Chinese car company LDV has removed then reinstated a discount offer on runout models of the LDV T60 ute after pressure from dealers who were faced with having to tell customers the price they signed up to was about to go up.
However, customers who have already placed an order will only receive their LDV T60 utes at the discounted price if the factory can deliver them.
Earlier this week, amid concerns it could not source enough cars out of the Chinese factory, the distributor for LDV vehicles in Australia told dealers in a confidential bulletin “we will not price protect deliveries into June” and brought the end date of the discount offer forward by one month, to 31 May.
LDV advised dealers it is “imperative ... sales staff are aware of the need to sell ... vehicles that are already in dealer stock, (in a) compound, or currently on water.”
A runout offer starting from $28,990 drive-away on the LDV T60 ute proved so popular dealers quickly ran out of stock.
Ongoing production slowdowns – due to the global semiconductor shortage – dramatically reduced the next shipment of vehicles before the offer was originally due to end on June 30.
While car companies can bring forward the end date of promotional campaigns, under Australian Consumer Law they need to honour orders signed at an agreed price.
In response to a query from CarAdvice about the legality of a car company or dealer not honouring a drive-away discount offer – and requiring the customer to pay a higher price after signing an order and placing a deposit – a statement from the Australian Competition and Consumer Commission (ACCC) said: “We are aware of reports that a number of sectors, including the motor vehicle sector, are experiencing shortages of supplies of particular parts due to several issues, including impacts flowing from the COVID-19 pandemic.”
However, the ACCC statement continued: “If a dealer agrees to sell a car for a fixed price but later seeks to increase that price, where the terms and conditions do not allow this, that may be misleading or deceptive conduct in breach of the Australian Consumer Law.
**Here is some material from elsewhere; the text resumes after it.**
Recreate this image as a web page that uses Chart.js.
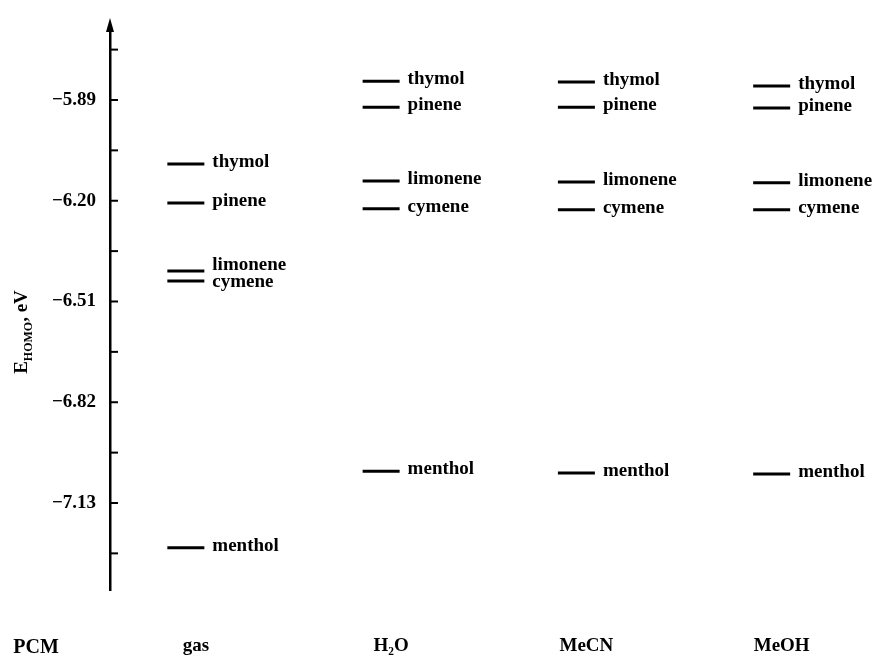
<!DOCTYPE html>
<html>
<head>
<meta charset="utf-8">
<script src="https://cdn.jsdelivr.net/npm/chart.js@4/dist/chart.umd.min.js"></script>
<style>
  html, body { margin: 0; padding: 0; background: #fff; }
  #wrap { width: 880px; height: 663px; }
</style>
</head>
<body>
<div id="wrap"><canvas id="levels"></canvas></div>
<script>
// solvent columns (PCM) and the molecules plotted in each
const solvents = ["gas", "H\u2082O", "MeCN", "MeOH"];
const solventPos = [1, 2, 3, 4];
const molecules = ["thymol", "pinene", "limonene", "cymene", "menthol"];

// E_HOMO, eV — one array per molecule, in solvent order
const thymol   = [-6.087, -5.832, -5.835, -5.847];
const pinene   = [-6.207, -5.912, -5.912, -5.915];
const limonene = [-6.416, -6.139, -6.142, -6.145];
const cymene   = [-6.447, -6.225, -6.228, -6.228];
const menthol  = [-7.268, -7.032, -7.038, -7.041];

const majorTicks = [-5.89, -6.20, -6.51, -6.82, -7.13];
const tickStep = 0.155;

const serif = "'Liberation Serif', 'DejaVu Serif', serif";
const levelHalf = 18.5;

const series = [thymol, pinene, limonene, cymene, menthol];

const datasets = series.map((vals, i) => ({
    label: molecules[i],
    data: vals.map((v, j) => ({ x: solventPos[j], y: v })),
    pointStyle: "line",
    pointRadius: levelHalf,
    pointHoverRadius: levelHalf,
    pointBorderWidth: 3,
    pointHoverBorderWidth: 3,
    borderColor: "#000",
    backgroundColor: "#000",
    showLine: false
}));

// arrow, inward ticks, level names, axis title
const decor = {
    id: "decor",
    afterDraw(chart) {
        const ctx = chart.ctx;
        const area = chart.chartArea;
        const yScale = chart.scales.y;
        const ax = area.left;

        ctx.save();
        ctx.fillStyle = "#000";
        ctx.strokeStyle = "#000";

        // arrow head
        ctx.beginPath();
        ctx.moveTo(ax, area.top - 10);
        ctx.lineTo(ax - 4, area.top + 4);
        ctx.lineTo(ax + 4, area.top + 4);
        ctx.closePath();
        ctx.fill();

        // ticks pointing into the plot
        ctx.lineWidth = 2;
        yScale.ticks.forEach(t => {
            const y = yScale.getPixelForValue(t.value);
            if (y < area.top + 4 || y > area.bottom) return;
            ctx.beginPath();
            ctx.moveTo(ax, y);
            ctx.lineTo(ax + 8, y);
            ctx.stroke();
        });

        // level names, pushed apart when two sit too close
        ctx.font = "bold 19px " + serif;
        ctx.textAlign = "left";
        ctx.textBaseline = "middle";
        solvents.forEach((s, j) => {
            const items = datasets.map((d, i) => {
                const pt = chart.getDatasetMeta(i).data[j];
                return { name: molecules[i], x: pt.x + levelHalf + 8, y: pt.y - 2 };
            }).sort((a, b) => a.y - b.y);
            for (let k = 1; k < items.length; k++) {
                const gap = items[k].y - items[k - 1].y;
                if (gap < 17) {
                    const push = (17 - gap) / 2;
                    items[k - 1].y -= push;
                    items[k].y += push;
                }
            }
            items.forEach(it => ctx.fillText(it.name, it.x, it.y));
        });

        // y axis title: E_HOMO, eV
        ctx.translate(21, 332);
        ctx.rotate(-Math.PI / 2);
        const big = "bold 19px " + serif;
        const small = "bold 12px " + serif;
        ctx.font = big;
        const wE = ctx.measureText("E").width;
        const wRest = ctx.measureText(", eV").width;
        ctx.font = small;
        const wSub = ctx.measureText("HOMO").width;
        let x = -(wE + wSub + wRest) / 2;
        ctx.textBaseline = "alphabetic";
        ctx.font = big;
        ctx.fillText("E", x, 6);
        x += wE;
        ctx.font = small;
        ctx.fillText("HOMO", x, 11);
        x += wSub;
        ctx.font = big;
        ctx.fillText(", eV", x, 6);
        ctx.restore();

        // PCM caption left of the solvent names
        ctx.save();
        ctx.font = "bold 20px " + serif;
        ctx.fillStyle = "#000";
        ctx.textAlign = "center";
        ctx.textBaseline = "middle";
        ctx.fillText("PCM", 36, 648);
        ctx.restore();
    }
};

new Chart(document.getElementById("levels"), {
    type: "scatter",
    data: { datasets },
    options: {
        responsive: true,
        maintainAspectRatio: false,
        animation: false,
        events: [],
        layout: { padding: { top: 28, right: 20, bottom: 0, left: 0 } },
        plugins: { legend: { display: false }, tooltip: { enabled: false } },
        scales: {
            x: {
                type: "linear",
                min: 0.6116,
                max: 4.4446,
                afterBuildTicks: scale => {
                    scale.ticks = solventPos.map(v => ({ value: v }));
                },
                afterFit: scale => { scale.height = 73; },
                ticks: {
                    autoSkip: false,
                    maxRotation: 0,
                    padding: 45,
                    labelOffset: 10,
                    color: "#000",
                    font: { family: serif, size: 19, weight: "bold" },
                    callback: v => solvents[solventPos.indexOf(v)] || ""
                },
                grid: { display: false, drawTicks: false },
                border: { display: false }
            },
            y: {
                type: "linear",
                min: -7.3977,
                max: -5.6685,
                afterFit: scale => { scale.width = 110; },
                ticks: {
                    stepSize: tickStep,
                    includeBounds: false,
                    autoSkip: false,
                    padding: 14,
                    color: "#000",
                    font: { family: serif, size: 19, weight: "bold" },
                    callback: v => {
                        const hit = majorTicks.find(m => Math.abs(m - v) < 0.01);
                        return hit === undefined ? "" : "\u2212" + Math.abs(hit).toFixed(2);
                    }
                },
                grid: { display: false, drawTicks: false },
                border: { display: true, color: "#000", width: 2.5 }
            }
        }
    },
    plugins: [decor]
});
</script>
</body>
</html>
Similarly, if a dealer represents that a price is guaranteed, but later seeks to increase that price, that may also be misleading or deceptive.”
If a car company or car dealer tries to increase the cost of a vehicle – after the contract has been signed by the customer at an agreed price – then it “may mean the consumer has a contractual right of action against the dealer”.
Included in the ACCC’s warnings: “Consumers should review the terms of their purchase contract (to make sure the car seller has not allowed a provision for a price increase). Consumers may be able to pursue dispute resolution through their local state or territory tribunal.”
Following feedback from dealers who were concerned about the prospect of having to contact customers and inform them the price would go up if eligible LDV T60 utes could not be delivered before the end of May, representatives for LDV Australia clarified their earlier statement.
“Following feedback from today’s (dealer) meeting, we would like to acknowledge the network’s concerns surrounding the recent changes to the T60 runout campaign,” the latest dealer bulletin says.
The company said it will stand by its decision to pull forward the deadline for the drive-away deal from 30 June 2021 to 31 May 2021.
However, it said it would honour drive-away “runout” deal prices on sales contracts signed by customers before 3 May 2021.
“Accordingly, we advise that if and when the factory recommences production of the current model T60 we will honour contracts signed by customers up to and including May 3, 2021,” the LDV dealer bulletin says.
To ensure dealers don't add any extra orders at the discounted rate after the 3 May 2021 cut-off, LDV has requested proof of all contracts signed prior to this date be sent through for verification.
A statement from the distributors of LDV in Australia said: “It has always been LDV and the Ateco Group’s intention to protect customers from any issues caused by the COVID-19 global pandemic – in this instance supply constraints exacerbated by the global semiconductor shortage.”
The statement clarified that LDV did not want to “promote an offer for vehicles the factory could not supply” and to “ensure dealers didn’t continue to take orders for vehicles they couldn’t guarantee supply of.”
“It is, and has always been, our intention to assist dealers in honouring sale contracts of vehicles they can supply under the campaign parameters,” said the LDV Australia statement. “If and when the factory is able to resume production of vehicles, LDV will fulfil existing customer orders under the communicated campaign pricing structure.”